● Objective: Repeat exactly the lines running from the first line of the data to the line containing "return xs, coef[0]", both ends included, and nothing else; drop the pictures.

◇ ◇ ◇ ◇

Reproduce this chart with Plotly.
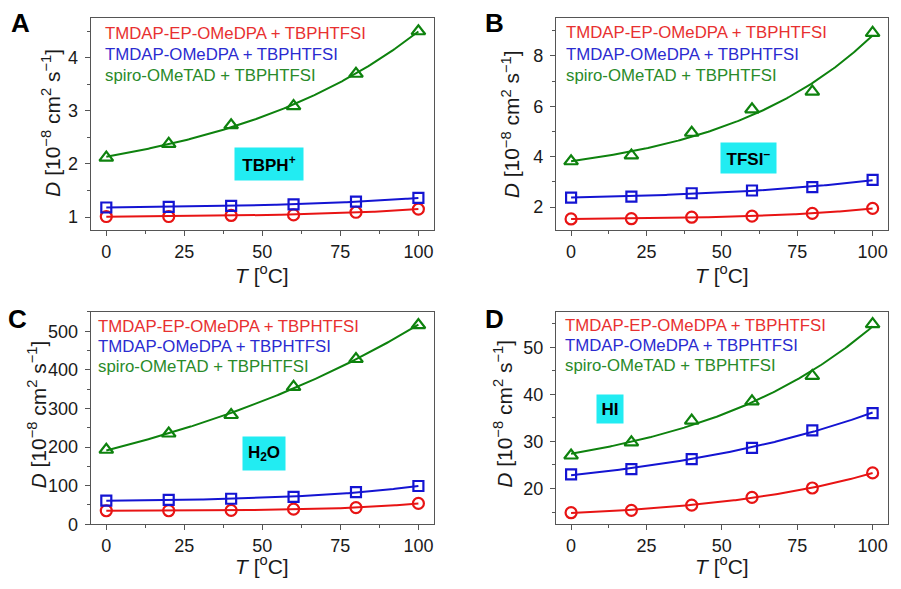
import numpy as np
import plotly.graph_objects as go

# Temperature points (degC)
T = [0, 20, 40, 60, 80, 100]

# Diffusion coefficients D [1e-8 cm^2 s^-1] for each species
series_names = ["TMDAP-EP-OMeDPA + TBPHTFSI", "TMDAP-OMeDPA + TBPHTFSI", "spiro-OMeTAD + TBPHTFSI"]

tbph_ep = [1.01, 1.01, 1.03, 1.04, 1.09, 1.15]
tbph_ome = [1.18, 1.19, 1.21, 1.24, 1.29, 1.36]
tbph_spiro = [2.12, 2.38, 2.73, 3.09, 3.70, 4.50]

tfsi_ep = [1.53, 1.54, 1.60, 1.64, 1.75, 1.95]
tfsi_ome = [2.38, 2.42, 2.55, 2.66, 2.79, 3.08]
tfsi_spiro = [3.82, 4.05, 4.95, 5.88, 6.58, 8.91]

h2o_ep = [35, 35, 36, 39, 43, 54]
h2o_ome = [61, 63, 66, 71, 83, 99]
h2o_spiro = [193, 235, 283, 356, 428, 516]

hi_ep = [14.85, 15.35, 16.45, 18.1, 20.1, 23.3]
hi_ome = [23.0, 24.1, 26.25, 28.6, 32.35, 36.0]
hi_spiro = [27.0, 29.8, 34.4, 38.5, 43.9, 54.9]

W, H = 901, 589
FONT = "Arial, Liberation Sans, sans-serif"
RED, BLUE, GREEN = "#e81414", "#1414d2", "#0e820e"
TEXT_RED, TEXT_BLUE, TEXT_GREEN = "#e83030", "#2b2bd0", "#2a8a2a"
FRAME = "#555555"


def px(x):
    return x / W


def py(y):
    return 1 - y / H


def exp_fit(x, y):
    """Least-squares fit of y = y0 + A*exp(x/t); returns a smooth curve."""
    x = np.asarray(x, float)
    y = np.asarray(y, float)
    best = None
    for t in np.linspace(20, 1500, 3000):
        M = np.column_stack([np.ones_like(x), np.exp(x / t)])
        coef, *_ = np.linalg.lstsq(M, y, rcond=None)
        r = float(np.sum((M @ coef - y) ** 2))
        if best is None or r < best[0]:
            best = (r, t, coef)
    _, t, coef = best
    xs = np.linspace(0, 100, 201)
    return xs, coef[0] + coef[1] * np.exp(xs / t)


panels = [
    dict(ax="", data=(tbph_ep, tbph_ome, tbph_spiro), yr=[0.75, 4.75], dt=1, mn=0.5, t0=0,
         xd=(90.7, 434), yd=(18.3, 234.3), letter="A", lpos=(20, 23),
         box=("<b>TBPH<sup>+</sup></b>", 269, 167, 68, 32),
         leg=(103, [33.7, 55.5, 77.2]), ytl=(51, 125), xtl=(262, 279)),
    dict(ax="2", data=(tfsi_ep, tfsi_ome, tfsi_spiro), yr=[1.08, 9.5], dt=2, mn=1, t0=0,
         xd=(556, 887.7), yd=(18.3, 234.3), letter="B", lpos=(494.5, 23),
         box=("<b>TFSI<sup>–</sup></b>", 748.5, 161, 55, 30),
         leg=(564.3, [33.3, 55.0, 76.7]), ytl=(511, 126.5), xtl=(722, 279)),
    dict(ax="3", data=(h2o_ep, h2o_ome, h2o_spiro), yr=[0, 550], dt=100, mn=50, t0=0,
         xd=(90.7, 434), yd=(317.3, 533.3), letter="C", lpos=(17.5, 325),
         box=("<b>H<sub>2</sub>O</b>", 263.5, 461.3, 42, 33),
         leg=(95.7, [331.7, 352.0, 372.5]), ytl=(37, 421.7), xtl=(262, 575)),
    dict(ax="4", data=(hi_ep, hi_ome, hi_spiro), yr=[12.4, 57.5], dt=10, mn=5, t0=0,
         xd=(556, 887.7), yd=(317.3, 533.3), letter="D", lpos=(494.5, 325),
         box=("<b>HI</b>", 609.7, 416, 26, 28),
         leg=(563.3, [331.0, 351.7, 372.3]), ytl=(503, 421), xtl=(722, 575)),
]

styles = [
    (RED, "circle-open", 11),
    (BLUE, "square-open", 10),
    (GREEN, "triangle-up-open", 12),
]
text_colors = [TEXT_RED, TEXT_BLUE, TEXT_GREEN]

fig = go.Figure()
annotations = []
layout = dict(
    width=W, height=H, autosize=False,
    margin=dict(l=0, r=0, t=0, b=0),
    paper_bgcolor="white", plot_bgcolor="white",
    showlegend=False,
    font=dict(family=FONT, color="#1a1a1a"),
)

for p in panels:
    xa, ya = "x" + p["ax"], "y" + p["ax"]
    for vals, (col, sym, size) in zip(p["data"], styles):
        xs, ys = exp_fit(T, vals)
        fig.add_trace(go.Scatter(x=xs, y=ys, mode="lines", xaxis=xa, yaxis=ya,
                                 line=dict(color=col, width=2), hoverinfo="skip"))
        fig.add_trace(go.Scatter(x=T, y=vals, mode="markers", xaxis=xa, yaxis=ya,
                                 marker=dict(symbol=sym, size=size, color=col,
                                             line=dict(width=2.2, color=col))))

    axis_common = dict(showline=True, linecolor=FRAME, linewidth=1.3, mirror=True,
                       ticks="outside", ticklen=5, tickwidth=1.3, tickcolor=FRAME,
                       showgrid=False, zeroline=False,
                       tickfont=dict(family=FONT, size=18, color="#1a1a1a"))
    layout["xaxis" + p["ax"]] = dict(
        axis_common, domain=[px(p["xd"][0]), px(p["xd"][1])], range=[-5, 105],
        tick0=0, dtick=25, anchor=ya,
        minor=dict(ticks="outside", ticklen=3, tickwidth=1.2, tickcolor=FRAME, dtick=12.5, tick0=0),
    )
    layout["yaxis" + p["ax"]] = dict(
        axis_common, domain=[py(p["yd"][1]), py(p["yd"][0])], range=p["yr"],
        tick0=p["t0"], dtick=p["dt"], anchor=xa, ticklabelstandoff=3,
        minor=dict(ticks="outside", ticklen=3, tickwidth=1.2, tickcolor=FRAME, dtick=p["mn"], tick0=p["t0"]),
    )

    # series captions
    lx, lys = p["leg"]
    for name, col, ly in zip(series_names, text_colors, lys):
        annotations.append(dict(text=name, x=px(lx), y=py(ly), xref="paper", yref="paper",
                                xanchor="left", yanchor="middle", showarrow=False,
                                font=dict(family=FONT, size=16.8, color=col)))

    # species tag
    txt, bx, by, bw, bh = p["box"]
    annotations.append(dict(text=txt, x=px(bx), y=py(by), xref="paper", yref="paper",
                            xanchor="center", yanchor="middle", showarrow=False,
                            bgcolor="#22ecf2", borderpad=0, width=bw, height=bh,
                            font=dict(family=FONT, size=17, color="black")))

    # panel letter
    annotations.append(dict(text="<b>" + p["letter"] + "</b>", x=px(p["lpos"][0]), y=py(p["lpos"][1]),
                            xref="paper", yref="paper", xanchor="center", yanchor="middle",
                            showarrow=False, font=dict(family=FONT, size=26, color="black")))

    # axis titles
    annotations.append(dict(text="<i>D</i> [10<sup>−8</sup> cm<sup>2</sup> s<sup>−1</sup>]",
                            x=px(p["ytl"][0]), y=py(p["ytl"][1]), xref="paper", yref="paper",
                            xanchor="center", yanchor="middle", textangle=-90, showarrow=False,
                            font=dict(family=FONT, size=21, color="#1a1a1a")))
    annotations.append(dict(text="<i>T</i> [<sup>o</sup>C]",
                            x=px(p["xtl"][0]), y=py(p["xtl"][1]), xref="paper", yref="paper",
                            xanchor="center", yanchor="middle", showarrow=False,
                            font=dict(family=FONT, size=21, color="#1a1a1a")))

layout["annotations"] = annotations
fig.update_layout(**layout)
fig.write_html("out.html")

◇ ◇ ◇ ◇

● Complete output:
Reproduce this chart with Plotly.
import numpy as np
import plotly.graph_objects as go

# Temperature points (degC)
T = [0, 20, 40, 60, 80, 100]

# Diffusion coefficients D [1e-8 cm^2 s^-1] for each species
series_names = ["TMDAP-EP-OMeDPA + TBPHTFSI", "TMDAP-OMeDPA + TBPHTFSI", "spiro-OMeTAD + TBPHTFSI"]

tbph_ep = [1.01, 1.01, 1.03, 1.04, 1.09, 1.15]
tbph_ome = [1.18, 1.19, 1.21, 1.24, 1.29, 1.36]
tbph_spiro = [2.12, 2.38, 2.73, 3.09, 3.70, 4.50]

tfsi_ep = [1.53, 1.54, 1.60, 1.64, 1.75, 1.95]
tfsi_ome = [2.38, 2.42, 2.55, 2.66, 2.79, 3.08]
tfsi_spiro = [3.82, 4.05, 4.95, 5.88, 6.58, 8.91]

h2o_ep = [35, 35, 36, 39, 43, 54]
h2o_ome = [61, 63, 66, 71, 83, 99]
h2o_spiro = [193, 235, 283, 356, 428, 516]

hi_ep = [14.85, 15.35, 16.45, 18.1, 20.1, 23.3]
hi_ome = [23.0, 24.1, 26.25, 28.6, 32.35, 36.0]
hi_spiro = [27.0, 29.8, 34.4, 38.5, 43.9, 54.9]

W, H = 901, 589
FONT = "Arial, Liberation Sans, sans-serif"
RED, BLUE, GREEN = "#e81414", "#1414d2", "#0e820e"
TEXT_RED, TEXT_BLUE, TEXT_GREEN = "#e83030", "#2b2bd0", "#2a8a2a"
FRAME = "#555555"


def px(x):
    return x / W


def py(y):
    return 1 - y / H


def exp_fit(x, y):
    """Least-squares fit of y = y0 + A*exp(x/t); returns a smooth curve."""
    x = np.asarray(x, float)
    y = np.asarray(y, float)
    best = None
    for t in np.linspace(20, 1500, 3000):
        M = np.column_stack([np.ones_like(x), np.exp(x / t)])
        coef, *_ = np.linalg.lstsq(M, y, rcond=None)
        r = float(np.sum((M @ coef - y) ** 2))
        if best is None or r < best[0]:
            best = (r, t, coef)
    _, t, coef = best
    xs = np.linspace(0, 100, 201)
    return xs, coef[0] + coef[1] * np.exp(xs / t)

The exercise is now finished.